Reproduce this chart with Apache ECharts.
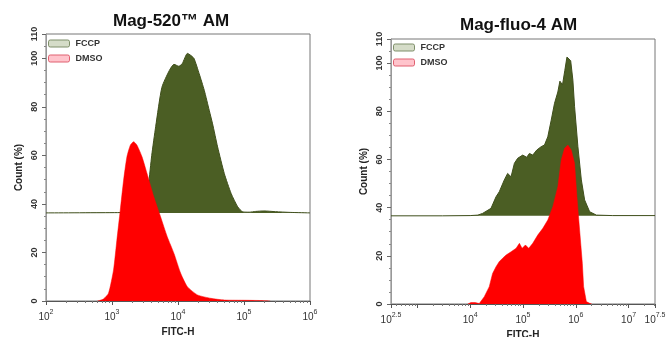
<!DOCTYPE html>
<html>
<head>
<meta charset="utf-8">
<script src="https://cdn.jsdelivr.net/npm/echarts@6/dist/echarts.min.js"></script>
<style>
html,body{margin:0;padding:0;background:#fff;}
#c{width:668px;height:337px;}
</style>
</head>
<body>
<div id="c"></div>
<script>
// ---- data ----
const titles = ['Mag-520\u2122 AM', 'Mag-fluo-4 AM'];
const seriesNames = ['FCCP', 'DMSO'];
const yTickLabels = [0, 20, 40, 60, 80, 100, 110];

// Left panel (Mag-520 AM)
const leftFccpX = [100, 1000, 2500, 3400, 3600, 4000, 4600, 5700, 7400, 8700, 10300, 11600, 13900, 15600, 17500, 20900, 25000, 29700, 33400, 39800, 50300, 63800, 80300, 96000, 120000, 150000, 200000, 300000, 500000, 1000000];
const leftFccpY = [36.3, 36.4, 36.5, 36.7, 48, 60, 72, 88, 95, 97.5, 96.7, 97.8, 102, 101.2, 99.9, 93.7, 86.8, 78.6, 73, 63.5, 52.5, 44.3, 38.8, 36.7, 36.6, 36.9, 37.1, 36.8, 36.5, 36.3];
const leftFccpBase = 36.3;
const leftDmsoX = [600, 661, 741, 885, 1055, 1184, 1334, 1499, 1683, 1897, 2129, 2391, 2851, 3396, 4302, 5445, 6871, 8690, 10990, 13870, 19720, 31550, 50350, 108000, 173000, 250000];
const leftDmsoY = [0, 0.3, 0.8, 3.2, 12.8, 25, 37.4, 49.8, 59.4, 64.2, 65.6, 64.2, 59.4, 52.5, 42.9, 34.7, 26.5, 19.6, 11.4, 5.9, 2.5, 1.1, 0.4, 0.3, 0.2, 0];

// Right panel (Mag-fluo-4 AM)
const rightFccpX = [316.23, 3000, 10000, 14000, 17140, 24770, 30830, 35560, 44260, 51170, 59430, 68700, 79300, 98700, 117500, 132400, 152900, 182100, 220600, 255200, 294800, 342300, 395300, 456900, 500000, 560000, 620000, 680000, 740000, 800000, 880700, 948000, 1096000, 1273000, 1469000, 1829000, 2452000, 5000000, 31622777];
const rightFccpY = [36.6, 36.6, 36.7, 36.9, 37.6, 39.7, 44.5, 46.6, 51.5, 54.2, 52.8, 58.4, 60.5, 61.8, 60.9, 62.5, 61.8, 63.9, 65.3, 66, 69.4, 76.3, 83.3, 88, 92.5, 91, 97, 102.5, 103, 101, 92.9, 81.9, 65.3, 51.5, 43.2, 38.3, 36.9, 36.7, 36.7];
const rightFccpBase = 36.6;
const rightDmsoX = [9000, 10310, 12450, 14840, 15970, 18450, 22960, 26550, 30830, 35560, 41110, 47740, 59430, 73960, 85510, 96170, 111200, 128400, 152900, 190100, 237100, 295000, 367200, 457000, 529800, 612400, 707200, 820300, 948000, 1050000, 1181000, 1330000, 1407000, 1585000, 1829000, 2000000];
const rightDmsoY = [0, 0.6, 0.6, 0.2, 0.8, 3, 7.2, 12.7, 15.5, 17.6, 19, 20.3, 21.7, 23.1, 25.2, 23.1, 24.5, 23.1, 25.2, 28.6, 31.4, 34.9, 40.4, 48.7, 59.8, 64.6, 66, 63.9, 58.4, 44.5, 30.7, 16.9, 7.2, 1, 0.3, 0];

// ---- chart ----
function zip(xs, ys) { return xs.map((x, i) => [x, ys[i]]); }
const FONT = 'Liberation Sans, Arial, sans-serif';
const green = '#4b5e24';
const red = '#ff0000';

function supFormatter(skip) {
  return function (v) {
    const e = Math.round(Math.log10(v) * 10) / 10;
    if (skip.indexOf(e) >= 0) return '';
    return '{b|10}{s|' + e + '}';
  };
}
const supRich = {
  b: { fontSize: 10, color: '#333', fontFamily: FONT, verticalAlign: 'bottom' },
  s: { fontSize: 7, color: '#333', fontFamily: FONT, verticalAlign: 'bottom', padding: [0, 0, 6, 0] }
};

function xAxisFor(gi, min, max, skip) {
  return {
    type: 'log', logBase: 10, gridIndex: gi, min: min, max: max,
    name: 'FITC-H', nameLocation: 'middle', nameGap: 24,
    nameTextStyle: { fontFamily: FONT, fontSize: 10, fontWeight: 'bold', color: '#222' },
    axisLine: { lineStyle: { color: '#555', width: 1 } },
    axisTick: { show: true, length: 4, inside: false, lineStyle: { color: '#555' } },
    minorTick: { show: true, splitNumber: 9, length: 2, lineStyle: { color: '#777' } },
    splitLine: { show: false },
    axisLabel: { interval: 0, margin: 8, formatter: supFormatter(skip), rich: supRich, showMinLabel: true, showMaxLabel: true }
  };
}
function yAxisFor(gi) {
  return {
    type: 'value', gridIndex: gi, min: 0, max: 110, interval: 20,
    name: 'Count (%)', nameLocation: 'middle', nameGap: 22,
    nameTextStyle: { fontFamily: FONT, fontSize: 10, fontWeight: 'bold', color: '#222' },
    axisLine: { show: true, lineStyle: { color: '#999', width: 1 } },
    axisTick: { show: true, length: 4, customValues: yTickLabels, lineStyle: { color: '#666' } },
    minorTick: { show: true, splitNumber: 4, length: 2, lineStyle: { color: '#888' } },
    splitLine: { show: false },
    axisLabel: { customValues: yTickLabels, rotate: 90, margin: 7, fontFamily: FONT, fontSize: 9, fontWeight: 'bold', color: '#333' }
  };
}
function legendFor(left, top) {
  return {
    left: left, top: top, orient: 'vertical', itemGap: 6, itemWidth: 21, itemHeight: 7,
    icon: 'roundRect', padding: 0,
    textStyle: { fontFamily: FONT, fontSize: 9, fontWeight: 'bold', color: '#333', padding: [0, 0, 0, 1] },
    data: [
      { name: seriesNames[0], itemStyle: { color: '#d5dcc8', borderColor: '#7f8f6a', borderWidth: 1 } },
      { name: seriesNames[1], itemStyle: { color: '#ffc4cc', borderColor: '#e06070', borderWidth: 1 } }
    ]
  };
}
function fccpSeries(gi, xs, ys, base, smooth) {
  return {
    name: seriesNames[0], type: 'line', xAxisIndex: gi, yAxisIndex: gi,
    data: zip(xs, ys), showSymbol: false, symbol: 'none', smooth: smooth,
    lineStyle: { color: '#3f4f1c', width: 1 },
    itemStyle: { color: green },
    areaStyle: { color: green, opacity: 1, origin: base },
    z: 2, silent: true, animation: false
  };
}
function dmsoSeries(gi, xs, ys, smooth) {
  return {
    name: seriesNames[1], type: 'line', xAxisIndex: gi, yAxisIndex: gi,
    data: zip(xs, ys), showSymbol: false, symbol: 'none', smooth: smooth,
    lineStyle: { color: red, width: 0.5 },
    itemStyle: { color: red },
    areaStyle: { color: red, opacity: 1 },
    z: 3, silent: true, animation: false
  };
}

const chart = echarts.init(document.getElementById('c'), null, { renderer: 'canvas' });
chart.setOption({
  backgroundColor: '#fff',
  animation: false,
  title: [
    { text: titles[0], left: 113, top: 13, padding: 0, textStyle: { fontFamily: FONT, fontSize: 17, fontWeight: 'bold', color: '#111' } },
    { text: titles[1], left: 460, top: 17, padding: 0, textStyle: { fontFamily: FONT, fontSize: 17, fontWeight: 'bold', color: '#111' } }
  ],
  legend: [legendFor(48, 39), legendFor(393, 43)],
  grid: [
    { left: 46, top: 34, width: 264, height: 267, show: true, borderColor: '#777', borderWidth: 1, backgroundColor: 'transparent', outerBoundsMode: 'none', containLabel: false },
    { left: 391, top: 39, width: 264, height: 265, show: true, borderColor: '#777', borderWidth: 1, backgroundColor: 'transparent', outerBoundsMode: 'none', containLabel: false }
  ],
  xAxis: [
    xAxisFor(0, 100, 1000000, []),
    xAxisFor(1, Math.pow(10, 2.5), Math.pow(10, 7.5), [3])
  ],
  yAxis: [yAxisFor(0), yAxisFor(1)],
  series: [
    fccpSeries(0, leftFccpX, leftFccpY, leftFccpBase, 0.2),
    dmsoSeries(0, leftDmsoX, leftDmsoY, 0.2),
    fccpSeries(1, rightFccpX, rightFccpY, rightFccpBase, false),
    dmsoSeries(1, rightDmsoX, rightDmsoY, false)
  ]
});
</script>
</body>
</html>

□ □ □ □ □ □ □

GIVEN EXERCISE: Repeat the lines above, starting at the first and stopping after the line that holds "const yTickLabels = [0, 20, 40, 60, 80, 100, 110];", with the pictures left out.

EXERCISE ANSWER:
Reproduce this chart with Apache ECharts.
<!DOCTYPE html>
<html>
<head>
<meta charset="utf-8">
<script src="https://cdn.jsdelivr.net/npm/echarts@6/dist/echarts.min.js"></script>
<style>
html,body{margin:0;padding:0;background:#fff;}
#c{width:668px;height:337px;}
</style>
</head>
<body>
<div id="c"></div>
<script>
// ---- data ----
const titles = ['Mag-520\u2122 AM', 'Mag-fluo-4 AM'];
const seriesNames = ['FCCP', 'DMSO'];
const yTickLabels = [0, 20, 40, 60, 80, 100, 110];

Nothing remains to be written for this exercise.